The city continually tests the water throughout the treatment process by using automated meters and samples to confirm the digital measurements, according to City Chemist Eleanore Meade.

Evanston provides tap water to the entire city and surrounding municipalities, including Skokie and Arlington Heights. Over 365,000 people receive their water from Evanston’s Water Treatment Plant, according to the city’s website.

Each year, Illinois’ tap water contest starts with regional taste tests. Eight winners from those regions advance to the final round at Watercon.

Annie Storey, Executive Director of ISAWWA, said the water is judged based on three categories.

“We look at appearance, so making sure it’s not cloudy. We look at the aroma, so does it have an unpleasant odor coming from it?” Storey said. “And then we look at the overall taste of it.”
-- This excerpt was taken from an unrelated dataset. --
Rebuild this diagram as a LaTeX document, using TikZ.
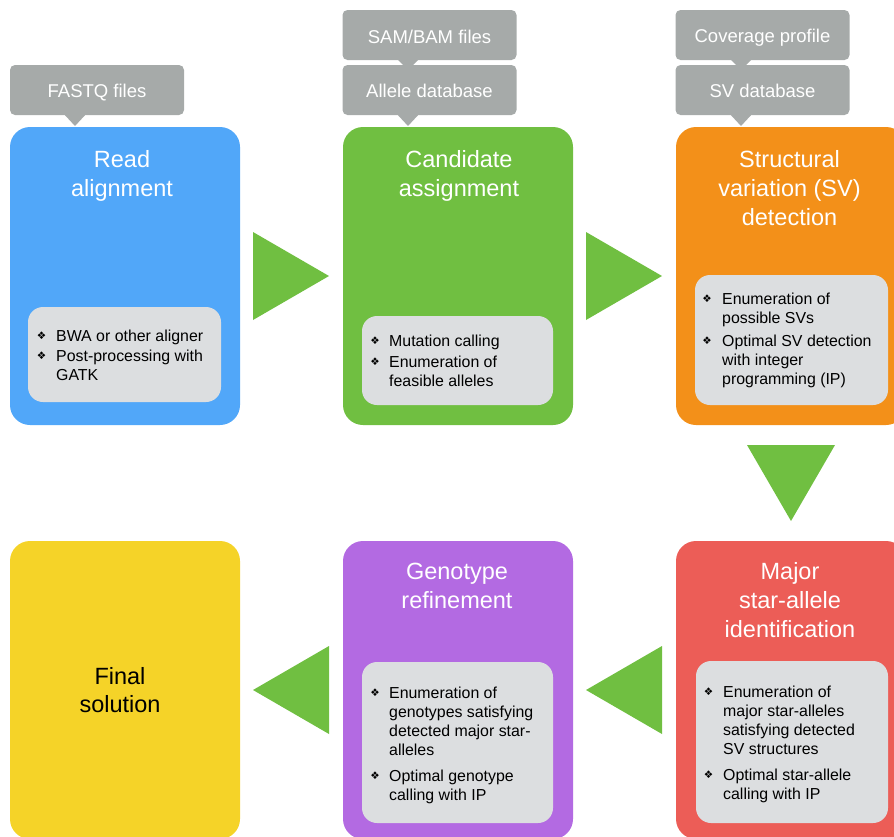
\documentclass[tikz,border=0pt]{standalone}
\usepackage{fontspec}
\setmainfont{Liberation Sans}
\newfontfamily\bulletfont{DejaVu Sans}
\definecolor{kblue}{HTML}{51A7F9}
\definecolor{kgreen}{HTML}{70BF41}
\definecolor{korange}{HTML}{F39019}
\definecolor{kyellow}{HTML}{F5D328}
\definecolor{kpurple}{HTML}{B36AE2}
\definecolor{kred}{HTML}{EC5D57}
\definecolor{kgray}{HTML}{A6AAA9}
\definecolor{klight}{HTML}{DCDEE0}
\begin{document}
\begin{tikzpicture}[x=1pt,y=-1pt,
  stage/.style={minimum width=230pt, minimum height=298pt, rounded corners=20pt, inner sep=0pt},
  panel/.style={fill=klight, rounded corners=15pt, inner sep=0pt},
  callout/.style={fill=kgray, rounded corners=5pt, minimum width=174pt, minimum height=50pt, inner sep=0pt},
  calltext/.style={text=white, anchor=base, inner sep=0pt, font=\fontsize{18.5}{22}\selectfont},
  title/.style={text=white, anchor=base, inner sep=0pt, font=\fontsize{23.5}{29}\selectfont},
  itemtext/.style={anchor=base west, inner sep=0pt, font=\fontsize{15.9}{19.3}\selectfont, text=black},
  bul/.style={inner sep=0pt, text=black, font=\bulletfont\fontsize{10.5}{10.5}\selectfont},
  tri/.style={fill=kgreen},
  pointer/.style={fill=kgray}
]
\useasboundingbox (0,0) rectangle (894,836);
\clip (0,0) rectangle (894,836);

% ---------- callouts ----------
\fill[pointer] (62,112) -- (88,112) -- (75,126) -- cycle;
\node[callout] (c1) at (97,90) {};
\node[calltext] (c1t) at (97,97.5) {FASTQ files};

\fill[pointer] (395,57) -- (421,57) -- (408,70) -- cycle;
\fill[pointer] (395,112) -- (421,112) -- (408,126) -- cycle;
\node[callout] (c2) at (429.5,35) {};
\node[calltext] (c2t) at (429.5,43) {SAM/BAM files};
\node[callout] (c3) at (429.5,90) {};
\node[calltext] (c3t) at (429.5,97.5) {Allele database};

\fill[pointer] (728,57) -- (754,57) -- (741,70) -- cycle;
\fill[pointer] (728,112) -- (754,112) -- (741,126) -- cycle;
\node[callout] (c4) at (762.5,35) {};
\node[calltext] (c4t) at (762.5,42.5) {Coverage profile};
\node[callout] (c5) at (762.5,90) {};
\node[calltext] (c5t) at (762.5,97.5) {SV database};

% ---------- stages ----------
\node[stage, fill=kblue]   (s1) at (125,276) {};
\node[stage, fill=kgreen]  (s2) at (458,276) {};
\node[stage, fill=korange] (s3) at (791,276) {};
\node[stage, fill=kyellow] (s6) at (125,690) {};
\node[stage, fill=kpurple] (s5) at (458,690) {};
\node[stage, fill=kred]    (s4) at (791,690) {};

% ---------- titles ----------
\node[title] (t1) at (122,167) {\parbox[t]{210pt}{\centering Read\\alignment}};
\node[title] (t2) at (459,167) {\parbox[t]{210pt}{\centering Candidate\\assignment}};
\node[title] (t3) at (789.5,167) {\parbox[t]{210pt}{\centering Structural\\variation (SV)\\detection}};
\node[title] (t4) at (790,579.5) {\parbox[t]{210pt}{\centering Major\\star-allele\\identification}};
\node[title] (t5) at (457,579.5) {\parbox[t]{210pt}{\centering Genotype\\refinement}};
\node[title, text=black, font=\fontsize{23.5}{28}\selectfont] (t6) at (120,684.5) {\parbox[t]{210pt}{\centering Final\\solution}};

% ---------- panels ----------
\node[panel, minimum width=193pt, minimum height=95pt]  (p1) at (124.5,354.5) {};
\node[panel, minimum width=191pt, minimum height=89pt]  (p2) at (457.5,360.5) {};
\node[panel, minimum width=193pt, minimum height=130pt] (p3) at (791.5,340) {};
\node[panel, minimum width=192pt, minimum height=162pt] (p4) at (792,742) {};
\node[panel, minimum width=191pt, minimum height=161pt] (p5) at (457.5,742.5) {};

% blue items
\node[bul] (b11) at (41.5,335.5) {❖};
\node[itemtext] (i11) at (56,341) {BWA or other aligner};
\node[bul] (b12) at (41.5,355.5) {❖};
\node[itemtext] (i12) at (56,361) {\parbox[t]{180pt}{\raggedright Post-processing with\\GATK}};

% green items
\node[bul] (b21) at (375,341) {❖};
\node[itemtext] (i21) at (389,346.5) {Mutation calling};
\node[bul] (b22) at (375,362) {❖};
\node[itemtext] (i22) at (389,367.5) {\parbox[t]{180pt}{\raggedright Enumeration of\\feasible alleles}};

% orange items
\node[bul] (b31) at (707,299) {❖};
\node[itemtext] (i31) at (722,304.5) {\parbox[t]{180pt}{\raggedright Enumeration of\\possible SVs}};
\node[bul] (b32) at (707,340.5) {❖};
\node[itemtext] (i32) at (722,346) {\parbox[t]{180pt}{\raggedright Optimal SV detection\\with integer\\programming (IP)}};

% red items
\node[bul] (b41) at (708.5,691.5) {❖};
\node[itemtext] (i41) at (723,697) {\parbox[t]{180pt}{\raggedright Enumeration of\\major star-alleles\\satisfying detected\\SV structures}};
\node[bul] (b42) at (708.5,775) {❖};
\node[itemtext] (i42) at (723,780.5) {\parbox[t]{180pt}{\raggedright Optimal star-allele\\calling with IP}};

% purple items
\node[bul] (b51) at (375,692.5) {❖};
\node[itemtext] (i51) at (389,698) {\parbox[t]{180pt}{\raggedright Enumeration of\\genotypes satisfying\\detected major star-\\alleles}};
\node[bul] (b52) at (375,776) {❖};
\node[itemtext] (i52) at (389,781.5) {\parbox[t]{180pt}{\raggedright Optimal genotype\\calling with IP}};

% ---------- flow triangles ----------
\fill[tri] (253,232) -- (253,320) -- (329,276) -- cycle;
\fill[tri] (586,232) -- (586,320) -- (662,276) -- cycle;
\fill[tri] (747,445) -- (835,445) -- (791,521) -- cycle;
\fill[tri] (662,646) -- (662,734) -- (586,690) -- cycle;
\fill[tri] (329,646) -- (329,734) -- (253,690) -- cycle;
\end{tikzpicture}
\end{document}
This year’s contest had four judges, including water professionals from Minneapolis and Detroit. To avoid potential conflicts of interest, none of the judges were involved with water plants in Illinois, Storey said. 

Judges also tasted the water without knowing which municipality it’s from.

In addition to his state championship, King won the tap water equivalent of Most Valuable Player in February when he was named the ISAWWA’s Water Professional of the Year. 

King credited Evanston’s accolades to the “great care” the Water Production Bureau puts into its work.

Meade is also glad the bureau’s work is finally getting recognized. 

“A lot of our work goes unnoticed,” Meade said. “People turn on the tap and it’s just taken for granted. So it’s nice to get recognition that we’re very serious about our work.”